Conservative activists have begun an effort to repeal a law that protects transgender people’s rights in public places a month after Governor Charlie Baker signed the bill — and they are led by Chanel Prunier, the state’s former national Republican committeewoman.
A committee called Keep MA Safe hopes to push forward a November 2018 ballot question that would repeal the new law, which allows transgender people to use bathrooms in public facilities that match their gender identity and protects transgender people from discrimination in museums, malls, libraries, restaurants, and other public accommodations.
“Governor Baker signed into law a bill that eliminates the right to privacy and safety in public restrooms, locker-rooms, showers and changing facilities,” the group says on its website. “We think that’s bad for Massachusetts, particularly for the millions of women and children who are likely to be most affected by it.”
The committee needs 32,375 certified signatures by Oct. 6 in order to have their question considered for the 2018 ballot. According to Andrew Beckwith, president of the Massachusetts Family Institute — a group supporting the referendum effort — the committee only recently began its petition drive because it was waiting on petitions from the secretary of state’s office. The committee, he said, is “definitely acting with a sense of urgency.”
Prunier, who represents the party’s most conservative wing, lost her position as national committeewoman this spring after running for reelection.

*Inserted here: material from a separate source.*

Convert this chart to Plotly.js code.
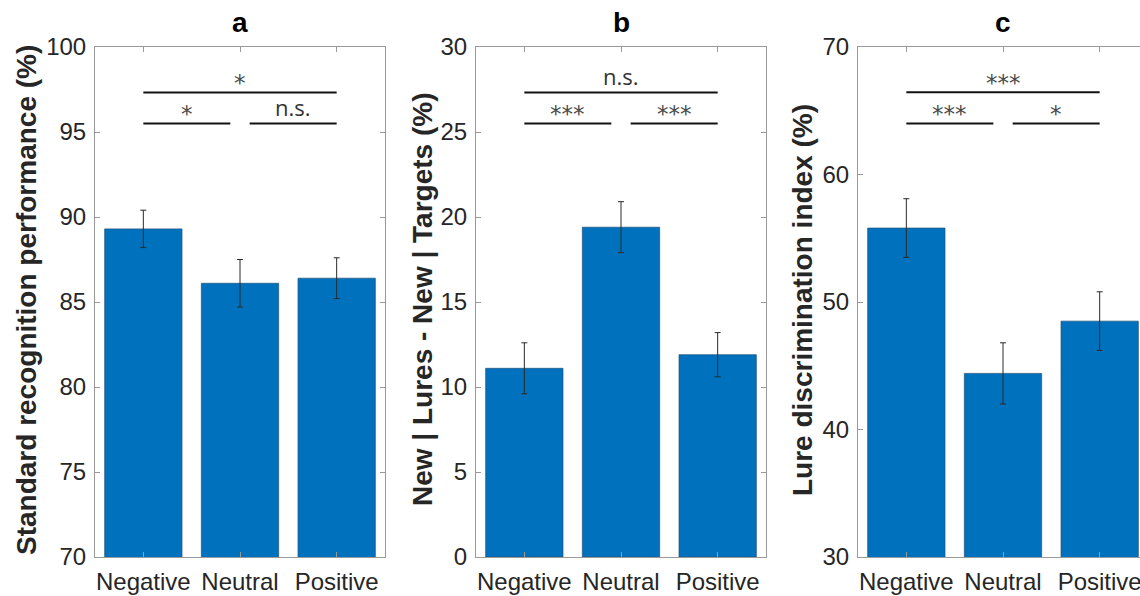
<!DOCTYPE html>
<html>
<head>
<meta charset="utf-8">
<script src="https://cdn.plot.ly/plotly-3.0.1.min.js"></script>
<style>
html,body{margin:0;padding:0;overflow:hidden;background:#fff;width:1140px;height:596px;}
#chart{width:1150px;height:596px;}
</style>
</head>
<body>
<div id="chart"></div>
<script>
// ---- data ----
var categories = ['Negative', 'Neutral', 'Positive'];
var catIndex = [0, 1, 2];

var aMean = [89.3, 86.1, 86.4];
var aErr  = [1.1, 1.4, 1.2];
var bMean = [11.1, 19.4, 11.9];
var bErr  = [1.5, 1.5, 1.3];
var cMean = [55.8, 44.4, 48.5];
var cErr  = [2.3, 2.4, 2.3];

var panelTitles = ['a', 'b', 'c'];
var yTitles = ['Standard recognition performance (%)', 'New | Lures - New | Targets (%)', 'Lure discrimination index (%)'];
var yRanges = [[70, 100], [0, 30], [30, 70]];
var yDticks = [5, 5, 10];

// significance brackets: upper, lower-left, lower-right
var sigX0 = [0, 0, 1.1];
var sigX1 = [2, 0.9, 2];
var aSigY = [97.33, 95.5, 95.5];
var bSigY = [27.33, 25.5, 25.5];
var cSigY = [66.45, 64.0, 64.0];
var aSig = ['*', '*', 'n.s.'];
var bSig = ['n.s.', '***', '***'];
var cSig = ['***', '***', '*'];

// ---- layout geometry (px in a 1150 x 596 canvas) ----
var W = 1150, H = 596;
var panelLeft = [95, 476, 858];
var panelWidth = 290;
var plotTop = 47, plotBottom = 557;
var yTitleX = [26, 422, 802];

var means = [aMean, bMean, cMean];
var errs = [aErr, bErr, cErr];
var sigYs = [aSigY, bSigY, cSigY];
var sigLabels = [aSig, bSig, cSig];

var barColor = '#0072BD';
var spine = '#9a9a9a';
var textColor = '#262626';
var font = 'Liberation Sans, Arial, sans-serif';

var traces = [];
var annotations = [];
var layout = {
  width: W, height: H,
  margin: {l: 0, r: 0, t: 0, b: 0},
  paper_bgcolor: '#fff', plot_bgcolor: '#fff',
  showlegend: false,
  annotations: annotations
};

for (var p = 0; p < 3; p++) {
  var sx = p === 0 ? '' : String(p + 1);
  var xa = 'x' + sx, ya = 'y' + sx;
  traces.push({
    type: 'bar', x: catIndex, y: means[p], xaxis: xa, yaxis: ya,
    width: 0.8,
    marker: {color: barColor, line: {color: '#23517a', width: 0.7}},
    error_y: {type: 'data', array: errs[p], visible: true, color: '#2a2a2a', thickness: 1, width: 3},
    hoverinfo: 'y'
  });
  for (var k = 0; k < 3; k++) {
    traces.push({
      type: 'scatter', mode: 'lines', xaxis: xa, yaxis: ya,
      x: [sigX0[k], sigX1[k]], y: [sigYs[p][k], sigYs[p][k]],
      line: {color: '#111', width: 2}, hoverinfo: 'skip'
    });
    var lab = sigLabels[p][k];
    var isStar = lab.indexOf('*') === 0;
    annotations.push({
      xref: xa, yref: ya,
      x: (sigX0[k] + sigX1[k]) / 2, y: sigYs[p][k],
      text: lab, showarrow: false,
      yanchor: 'bottom', xanchor: 'center',
      yshift: isStar ? -6 : -1,
      font: isStar ? {family: 'DejaVu Sans, sans-serif', size: 23, color: '#4a4a4a'}
                   : {family: 'Open Sans, sans-serif', size: 22, color: '#333'}
    });
  }
  var x0 = panelLeft[p] / W, x1 = (panelLeft[p] + panelWidth) / W;
  layout['xaxis' + sx] = {
    domain: [x0, x1], anchor: ya,
    range: [-0.5, 2.5], tickvals: catIndex, ticktext: categories,
    showline: true, linecolor: spine, linewidth: 1, mirror: 'ticks',
    ticks: 'inside', ticklen: 5, tickcolor: spine, tickwidth: 1,
    showgrid: false, zeroline: false, fixedrange: true,
    tickfont: {family: font, size: 24, color: textColor},
    ticklabelstandoff: 3
  };
  layout['yaxis' + sx] = {
    domain: [1 - plotBottom / H, 1 - plotTop / H], anchor: xa,
    range: yRanges[p], dtick: yDticks[p], tick0: 0,
    showline: true, linecolor: spine, linewidth: 1, mirror: 'ticks',
    ticks: 'inside', ticklen: 5, tickcolor: spine, tickwidth: 1,
    showgrid: false, zeroline: false, fixedrange: true,
    tickfont: {family: font, size: 24, color: textColor},
    ticklabelstandoff: 3
  };
  annotations.push({
    xref: 'paper', yref: 'paper',
    x: (panelLeft[p] + panelWidth / 2) / W, y: 1 - 40 / H,
    xanchor: 'center', yanchor: 'bottom',
    text: '<b>' + panelTitles[p] + '</b>', showarrow: false,
    font: {family: font, size: 28, color: '#000'}
  });
  annotations.push({
    xref: 'paper', yref: 'paper',
    x: yTitleX[p] / W, y: 1 - 300 / H,
    xanchor: 'center', yanchor: 'middle', textangle: -90,
    text: '<b>' + yTitles[p] + '</b>', showarrow: false,
    font: {family: font, size: 28, color: textColor}
  });
}

Plotly.newPlot('chart', traces, layout, {staticPlot: true, displayModeBar: false});
</script>
</body>
</html>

Baker did not endorse Prunier, instead backing state Representative Keiko Orrall. Prunier said she has been a supporter of Baker, but hasn’t interacted with him much since March. On his signing of the transgender public accommodations bill, Prunier wrote in an email she had hoped he would veto it.
“Governor Baker is bowing to pressure from liberal elites and the politically correct crowd,” she wrote.
Baker has said he does not want any residents of Massachusetts to be discriminated against.